The following program takes 7.5s without optimization and 1.5s with -O1 to -Ofast. However, for -Ofast, I had expected that the loops are optimized away. However, that does not seem to happen. With "ifort -fast", the program takes "0.0s". Found at http://groups.google.com/group/comp.lang.fortran/browse_thread/thread/5ee459a4ddaeab9e# program hello implicit none real :: x, y, n, i, j, t1, t2 call CPU_TIME(t1) n = 30000.0 j = 1.0 do while (j < n) i = 1.0 do while (i < n) x = sin(45.0) * asin(0.5) * sqrt(5.000000) * atan(2.5555) i = i + 1.0 end do j = j + 1 end do call CPU_TIME(t2) print *, t2-t1 !call sleep(10) end program hello
Is it sufficiently common to do something that insane though? We optimize away the dead code in there of course, but the problem is that it uses a floating point iterator. I guess our number of iterations analysis just gives up when the IV is floating, here for known compile time constant init value and condition operand if both values are sufficiently small we could compute the number of iterations anyway, but as soon as adding 1 to a floating point value doesn't change it, for IEEE single when the value is 16777216.0f, you end up with an endless loop, and that should be honored even for -Ofast.

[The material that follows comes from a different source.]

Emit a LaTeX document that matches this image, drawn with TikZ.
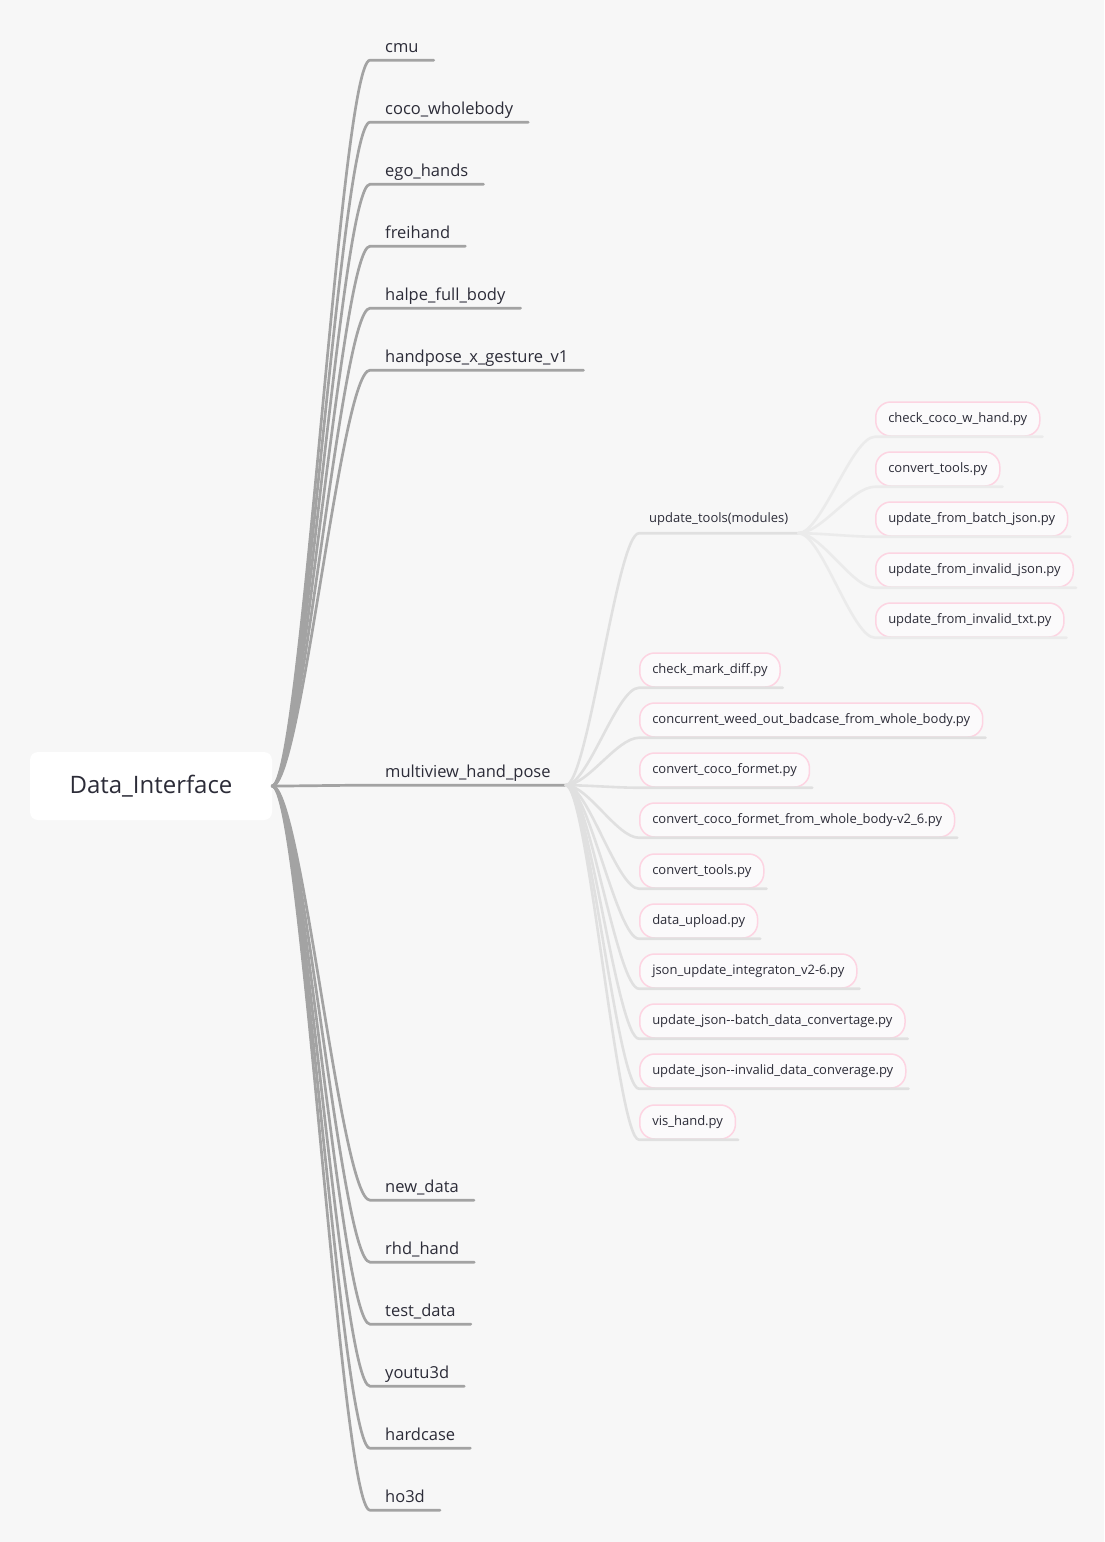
\documentclass[tikz,border=0pt]{standalone}
\usepackage{fontspec}
\setmainfont{Open Sans}
\usetikzlibrary{calc}
\definecolor{bgc}{HTML}{F7F7F7}
\definecolor{txtc}{HTML}{2C2C38}
\definecolor{lonec}{HTML}{A3A3A3}
\definecolor{ltwoc}{HTML}{E0E0E0}
\definecolor{lthreec}{HTML}{EBEBEB}
\definecolor{pinkc}{HTML}{FDD4E2}
\definecolor{boxfill}{HTML}{FBFAFB}
\tikzset{
  rootbox/.style={fill=white, rounded corners=8pt, minimum width=242pt, minimum height=68pt, inner sep=0pt,
    font=\fontsize{24}{28}\selectfont, text=txtc},
  lone/.style={anchor=west, inner xsep=15pt, inner ysep=0pt, minimum height=24pt, text height=12pt, text depth=4pt,
    font=\fontsize{16.5}{20}\selectfont, text=txtc},
  ltwoplain/.style={anchor=west, inner xsep=10pt, inner ysep=0pt, minimum height=28pt, text height=9.5pt, text depth=3pt,
    font=\fontsize{13}{16}\selectfont, text=txtc},
  pinkbox/.style={anchor=west, draw=pinkc, line width=1.5pt, fill=boxfill, rounded corners=15pt, inner xsep=12.5pt, inner ysep=0pt,
    minimum height=34pt, text height=9.5pt, text depth=3pt, font=\fontsize{13}{16}\selectfont, text=txtc},
  conone/.style={draw=lonec, line width=2.7pt, line cap=round},
  contwo/.style={draw=ltwoc, line width=2.6pt, line cap=round},
  conthree/.style={draw=lthreec, line width=2.6pt, line cap=round},
}
% #1 style, #2 start coordinate, #3 target node, #4 extension beyond target east
\newcommand\mmconn[4]{%
  \draw[#1] let \p1=(#2), \p2=(#3.south west) in
    (\p1) .. controls ({\x1+0.3*(\x2-\x1)},\y1) and ({\x2-0.3*(\x2-\x1)},\y2) .. (\p2)
    -- ([xshift=#4]#3.south east);}
\begin{document}
\begin{tikzpicture}[x=1pt,y=-1pt]
\fill[bgc] (0,0) rectangle (1104,1542);
\useasboundingbox (0,0) rectangle (1104,1542);

\node[rootbox] (root) at (151,786) {Data\_Interface};

% level 1
\node[lone] (cmu)   at (370,48)   {cmu};
\node[lone] (coco)  at (370,110)  {coco\_wholebody};
\node[lone] (ego)   at (370,172)  {ego\_hands};
\node[lone] (frei)  at (370,234)  {freihand};
\node[lone] (halpe) at (370,296)  {halpe\_full\_body};
\node[lone] (hpx)   at (370,358)  {handpose\_x\_gesture\_v1};
\node[lone] (mv)    at (370,773)  {multiview\_hand\_pose};
\node[lone] (newd)  at (370,1188) {new\_data};
\node[lone] (rhd)   at (370,1250) {rhd\_hand};
\node[lone] (test)  at (370,1312) {test\_data};
\node[lone] (youtu) at (370,1374) {youtu3d};
\node[lone] (hard)  at (370,1436) {hardcase};
\node[lone] (ho)    at (370,1498) {ho3d};

\foreach \q in {cmu,coco,ego,frei,halpe,hpx,mv,newd,rhd,test,youtu,hard,ho}
  {\mmconn{conone}{root.east}{\q}{0pt}}

% level 2
\coordinate (mvend) at (mv.south east);
\node[ltwoplain] (upd) at (639,519) {update\_tools(modules)};
\node[pinkbox] (cmd)  at (639,670)  {check\_mark\_diff.py};
\node[pinkbox] (cwo)  at (639,720)  {concurrent\_weed\_out\_badcase\_from\_whole\_body.py};
\node[pinkbox] (ccf)  at (639,770)  {convert\_coco\_formet.py};
\node[pinkbox] (ccfw) at (639,820)  {convert\_coco\_formet\_from\_whole\_body-v2\_6.py};
\node[pinkbox] (ct)   at (639,871)  {convert\_tools.py};
\node[pinkbox] (du)   at (639,921)  {data\_upload.py};
\node[pinkbox] (jui)  at (639,971)  {json\_update\_integraton\_v2-6.py};
\node[pinkbox] (ujb)  at (639,1021) {update\_json-{}-batch\_data\_convertage.py};
\node[pinkbox] (uji)  at (639,1071) {update\_json-{}-invalid\_data\_converage.py};
\node[pinkbox] (vh)   at (639,1122) {vis\_hand.py};

\mmconn{contwo}{mvend}{upd}{0pt}
\foreach \q in {cmd,cwo,ccf,ccfw,ct,du,jui,ujb,uji,vh}
  {\mmconn{contwo}{mvend}{\q}{2pt}}

% level 3
\coordinate (updend) at (upd.south east);
\node[pinkbox] (cch) at (875,419) {check\_coco\_w\_hand.py};
\node[pinkbox] (ctu) at (875,469) {convert\_tools.py};
\node[pinkbox] (ufb) at (875,519) {update\_from\_batch\_json.py};
\node[pinkbox] (ufi) at (875,570) {update\_from\_invalid\_json.py};
\node[pinkbox] (uft) at (875,620) {update\_from\_invalid\_txt.py};
\foreach \q in {cch,ctu,ufb,ufi,uft}
  {\mmconn{conthree}{updend}{\q}{2pt}}
\end{tikzpicture}
\end{document}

can not prove finiteness of loop 1 can not prove finiteness of loop 2 number of iteration analysis does not work on non-integral IVs.
Related to PR 14886.
(In reply to comment #1) > Is it sufficiently common to do something that insane though? Well, seemingly, other vendors answer this question with yes. The loop is optimized away with pathf95, openf90, ifort and crayftn. Whether it is common? I don't know. Some problems can naturally be expressed with loops which use floating-point (FP) iteration variables (IV). Though, I assume that a simple FP count ("r = r + 1.0") should be a bit rarer. The feature was seemingly popular enough that Fortran 77 introduced real/complex IV in DO loops. On the other hand, loops with FP IV are ill defined - and that's the presumably the reason why Fortran 90 has deleted the feature (FP IV in DO loops). But using WHILE/DO WHILE one can still use floating-point IV - as one can do in C/C++.